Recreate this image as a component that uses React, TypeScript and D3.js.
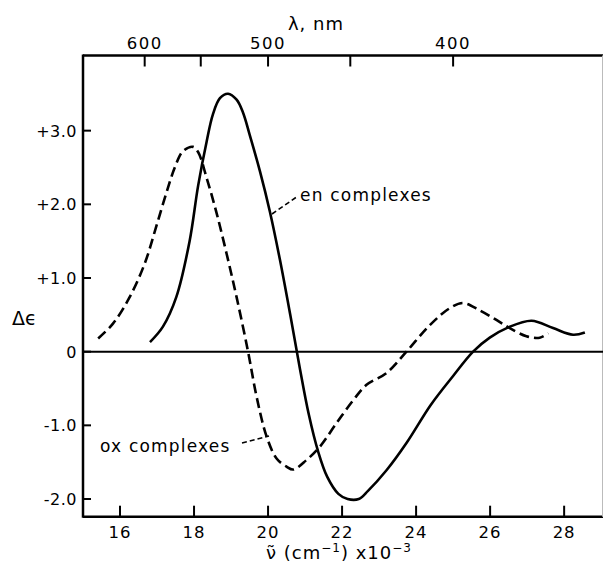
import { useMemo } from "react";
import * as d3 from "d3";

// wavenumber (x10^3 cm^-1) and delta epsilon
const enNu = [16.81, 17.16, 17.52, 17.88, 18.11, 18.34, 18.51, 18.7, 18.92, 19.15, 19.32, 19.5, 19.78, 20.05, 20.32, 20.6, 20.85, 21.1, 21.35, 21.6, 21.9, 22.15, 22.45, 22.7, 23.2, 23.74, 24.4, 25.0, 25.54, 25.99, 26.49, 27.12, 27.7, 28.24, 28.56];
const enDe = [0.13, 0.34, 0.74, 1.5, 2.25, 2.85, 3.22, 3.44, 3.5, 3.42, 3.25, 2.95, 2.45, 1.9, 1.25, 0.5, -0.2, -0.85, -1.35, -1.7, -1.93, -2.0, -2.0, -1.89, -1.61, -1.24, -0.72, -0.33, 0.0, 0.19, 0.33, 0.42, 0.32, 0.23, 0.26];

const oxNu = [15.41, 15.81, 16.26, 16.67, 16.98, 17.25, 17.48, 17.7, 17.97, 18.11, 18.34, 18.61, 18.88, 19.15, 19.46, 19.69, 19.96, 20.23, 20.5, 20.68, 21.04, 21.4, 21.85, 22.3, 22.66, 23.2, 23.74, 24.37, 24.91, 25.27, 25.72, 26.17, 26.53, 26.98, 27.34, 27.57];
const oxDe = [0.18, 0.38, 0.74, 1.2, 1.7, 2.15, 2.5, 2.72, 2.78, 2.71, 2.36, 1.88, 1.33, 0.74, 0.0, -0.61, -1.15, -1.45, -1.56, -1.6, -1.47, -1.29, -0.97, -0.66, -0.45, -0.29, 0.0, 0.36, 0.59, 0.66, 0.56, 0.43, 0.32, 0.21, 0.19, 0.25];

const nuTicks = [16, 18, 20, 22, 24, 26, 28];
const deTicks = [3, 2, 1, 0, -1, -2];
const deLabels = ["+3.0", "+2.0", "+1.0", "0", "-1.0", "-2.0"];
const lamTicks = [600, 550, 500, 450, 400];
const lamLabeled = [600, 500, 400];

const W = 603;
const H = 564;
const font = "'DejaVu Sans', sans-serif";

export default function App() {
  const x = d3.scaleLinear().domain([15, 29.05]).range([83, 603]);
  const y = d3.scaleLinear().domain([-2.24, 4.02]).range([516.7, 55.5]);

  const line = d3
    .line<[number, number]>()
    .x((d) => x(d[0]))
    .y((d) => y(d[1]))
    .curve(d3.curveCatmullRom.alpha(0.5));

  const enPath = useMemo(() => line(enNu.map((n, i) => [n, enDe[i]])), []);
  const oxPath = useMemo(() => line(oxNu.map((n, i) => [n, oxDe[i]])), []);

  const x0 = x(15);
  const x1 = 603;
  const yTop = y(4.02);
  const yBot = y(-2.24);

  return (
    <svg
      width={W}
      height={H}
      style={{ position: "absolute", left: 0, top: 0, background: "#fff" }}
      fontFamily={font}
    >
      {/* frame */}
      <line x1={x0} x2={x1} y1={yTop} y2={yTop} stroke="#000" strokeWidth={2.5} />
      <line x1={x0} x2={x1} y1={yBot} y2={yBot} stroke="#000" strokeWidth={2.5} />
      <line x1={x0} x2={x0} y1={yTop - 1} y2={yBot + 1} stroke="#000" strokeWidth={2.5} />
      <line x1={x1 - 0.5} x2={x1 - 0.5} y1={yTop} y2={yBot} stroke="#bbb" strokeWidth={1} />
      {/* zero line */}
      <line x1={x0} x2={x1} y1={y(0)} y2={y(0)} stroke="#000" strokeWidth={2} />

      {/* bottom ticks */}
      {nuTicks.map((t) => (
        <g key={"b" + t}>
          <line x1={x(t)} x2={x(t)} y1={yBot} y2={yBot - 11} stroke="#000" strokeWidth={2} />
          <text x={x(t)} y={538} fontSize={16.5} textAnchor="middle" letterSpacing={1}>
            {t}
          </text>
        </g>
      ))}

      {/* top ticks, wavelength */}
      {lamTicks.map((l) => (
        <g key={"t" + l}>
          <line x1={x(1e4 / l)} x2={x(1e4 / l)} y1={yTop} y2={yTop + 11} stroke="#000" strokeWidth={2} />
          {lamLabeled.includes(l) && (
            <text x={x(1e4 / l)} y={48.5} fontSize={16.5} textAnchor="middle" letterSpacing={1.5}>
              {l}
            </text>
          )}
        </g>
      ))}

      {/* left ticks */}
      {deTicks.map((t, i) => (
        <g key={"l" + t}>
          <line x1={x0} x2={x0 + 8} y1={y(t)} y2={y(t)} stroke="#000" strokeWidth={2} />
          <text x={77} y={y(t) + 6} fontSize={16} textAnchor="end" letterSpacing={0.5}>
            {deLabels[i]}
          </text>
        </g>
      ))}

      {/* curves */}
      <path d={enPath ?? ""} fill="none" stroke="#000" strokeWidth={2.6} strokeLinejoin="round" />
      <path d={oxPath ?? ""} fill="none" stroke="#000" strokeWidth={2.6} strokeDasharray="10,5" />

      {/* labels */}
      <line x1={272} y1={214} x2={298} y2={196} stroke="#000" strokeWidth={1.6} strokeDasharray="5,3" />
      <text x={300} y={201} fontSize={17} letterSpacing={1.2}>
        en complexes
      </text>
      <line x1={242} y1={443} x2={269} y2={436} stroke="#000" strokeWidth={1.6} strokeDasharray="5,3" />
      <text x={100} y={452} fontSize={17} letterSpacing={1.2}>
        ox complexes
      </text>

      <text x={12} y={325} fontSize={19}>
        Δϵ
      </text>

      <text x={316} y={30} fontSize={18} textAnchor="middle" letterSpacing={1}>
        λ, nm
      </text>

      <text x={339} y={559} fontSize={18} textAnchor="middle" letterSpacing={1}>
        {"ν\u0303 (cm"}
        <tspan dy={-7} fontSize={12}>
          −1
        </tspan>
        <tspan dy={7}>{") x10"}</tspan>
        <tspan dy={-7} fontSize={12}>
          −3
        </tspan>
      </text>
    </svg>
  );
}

◆ ◆ ◆ ◆ ◆ ◆ ◆

#### What needs to be done:
Take the listing and print it again exactly, but without any pictures.

#### The completed task:
Recreate this image as a component that uses React, TypeScript and D3.js.
import { useMemo } from "react";
import * as d3 from "d3";

// wavenumber (x10^3 cm^-1) and delta epsilon
const enNu = [16.81, 17.16, 17.52, 17.88, 18.11, 18.34, 18.51, 18.7, 18.92, 19.15, 19.32, 19.5, 19.78, 20.05, 20.32, 20.6, 20.85, 21.1, 21.35, 21.6, 21.9, 22.15, 22.45, 22.7, 23.2, 23.74, 24.4, 25.0, 25.54, 25.99, 26.49, 27.12, 27.7, 28.24, 28.56];
const enDe = [0.13, 0.34, 0.74, 1.5, 2.25, 2.85, 3.22, 3.44, 3.5, 3.42, 3.25, 2.95, 2.45, 1.9, 1.25, 0.5, -0.2, -0.85, -1.35, -1.7, -1.93, -2.0, -2.0, -1.89, -1.61, -1.24, -0.72, -0.33, 0.0, 0.19, 0.33, 0.42, 0.32, 0.23, 0.26];

const oxNu = [15.41, 15.81, 16.26, 16.67, 16.98, 17.25, 17.48, 17.7, 17.97, 18.11, 18.34, 18.61, 18.88, 19.15, 19.46, 19.69, 19.96, 20.23, 20.5, 20.68, 21.04, 21.4, 21.85, 22.3, 22.66, 23.2, 23.74, 24.37, 24.91, 25.27, 25.72, 26.17, 26.53, 26.98, 27.34, 27.57];
const oxDe = [0.18, 0.38, 0.74, 1.2, 1.7, 2.15, 2.5, 2.72, 2.78, 2.71, 2.36, 1.88, 1.33, 0.74, 0.0, -0.61, -1.15, -1.45, -1.56, -1.6, -1.47, -1.29, -0.97, -0.66, -0.45, -0.29, 0.0, 0.36, 0.59, 0.66, 0.56, 0.43, 0.32, 0.21, 0.19, 0.25];

const nuTicks = [16, 18, 20, 22, 24, 26, 28];
const deTicks = [3, 2, 1, 0, -1, -2];
const deLabels = ["+3.0", "+2.0", "+1.0", "0", "-1.0", "-2.0"];
const lamTicks = [600, 550, 500, 450, 400];
const lamLabeled = [600, 500, 400];

const W = 603;
const H = 564;
const font = "'DejaVu Sans', sans-serif";

export default function App() {
  const x = d3.scaleLinear().domain([15, 29.05]).range([83, 603]);
  const y = d3.scaleLinear().domain([-2.24, 4.02]).range([516.7, 55.5]);

  const line = d3
    .line<[number, number]>()
    .x((d) => x(d[0]))
    .y((d) => y(d[1]))
    .curve(d3.curveCatmullRom.alpha(0.5));

  const enPath = useMemo(() => line(enNu.map((n, i) => [n, enDe[i]])), []);
  const oxPath = useMemo(() => line(oxNu.map((n, i) => [n, oxDe[i]])), []);

  const x0 = x(15);
  const x1 = 603;
  const yTop = y(4.02);
  const yBot = y(-2.24);

  return (
    <svg
      width={W}
      height={H}
      style={{ position: "absolute", left: 0, top: 0, background: "#fff" }}
      fontFamily={font}
    >
      {/* frame */}
      <line x1={x0} x2={x1} y1={yTop} y2={yTop} stroke="#000" strokeWidth={2.5} />
      <line x1={x0} x2={x1} y1={yBot} y2={yBot} stroke="#000" strokeWidth={2.5} />
      <line x1={x0} x2={x0} y1={yTop - 1} y2={yBot + 1} stroke="#000" strokeWidth={2.5} />
      <line x1={x1 - 0.5} x2={x1 - 0.5} y1={yTop} y2={yBot} stroke="#bbb" strokeWidth={1} />
      {/* zero line */}
      <line x1={x0} x2={x1} y1={y(0)} y2={y(0)} stroke="#000" strokeWidth={2} />

      {/* bottom ticks */}
      {nuTicks.map((t) => (
        <g key={"b" + t}>
          <line x1={x(t)} x2={x(t)} y1={yBot} y2={yBot - 11} stroke="#000" strokeWidth={2} />
          <text x={x(t)} y={538} fontSize={16.5} textAnchor="middle" letterSpacing={1}>
            {t}
          </text>
        </g>
      ))}

      {/* top ticks, wavelength */}
      {lamTicks.map((l) => (
        <g key={"t" + l}>
          <line x1={x(1e4 / l)} x2={x(1e4 / l)} y1={yTop} y2={yTop + 11} stroke="#000" strokeWidth={2} />
          {lamLabeled.includes(l) && (
            <text x={x(1e4 / l)} y={48.5} fontSize={16.5} textAnchor="middle" letterSpacing={1.5}>
              {l}
            </text>
          )}
        </g>
      ))}

      {/* left ticks */}
      {deTicks.map((t, i) => (
        <g key={"l" + t}>
          <line x1={x0} x2={x0 + 8} y1={y(t)} y2={y(t)} stroke="#000" strokeWidth={2} />
          <text x={77} y={y(t) + 6} fontSize={16} textAnchor="end" letterSpacing={0.5}>
            {deLabels[i]}
          </text>
        </g>
      ))}

      {/* curves */}
      <path d={enPath ?? ""} fill="none" stroke="#000" strokeWidth={2.6} strokeLinejoin="round" />
      <path d={oxPath ?? ""} fill="none" stroke="#000" strokeWidth={2.6} strokeDasharray="10,5" />

      {/* labels */}
      <line x1={272} y1={214} x2={298} y2={196} stroke="#000" strokeWidth={1.6} strokeDasharray="5,3" />
      <text x={300} y={201} fontSize={17} letterSpacing={1.2}>
        en complexes
      </text>
      <line x1={242} y1={443} x2={269} y2={436} stroke="#000" strokeWidth={1.6} strokeDasharray="5,3" />
      <text x={100} y={452} fontSize={17} letterSpacing={1.2}>
        ox complexes
      </text>

      <text x={12} y={325} fontSize={19}>
        Δϵ
      </text>

      <text x={316} y={30} fontSize={18} textAnchor="middle" letterSpacing={1}>
        λ, nm
      </text>

      <text x={339} y={559} fontSize={18} textAnchor="middle" letterSpacing={1}>
        {"ν\u0303 (cm"}
        <tspan dy={-7} fontSize={12}>
          −1
        </tspan>
        <tspan dy={7}>{") x10"}</tspan>
        <tspan dy={-7} fontSize={12}>
          −3
        </tspan>
      </text>
    </svg>
  );
}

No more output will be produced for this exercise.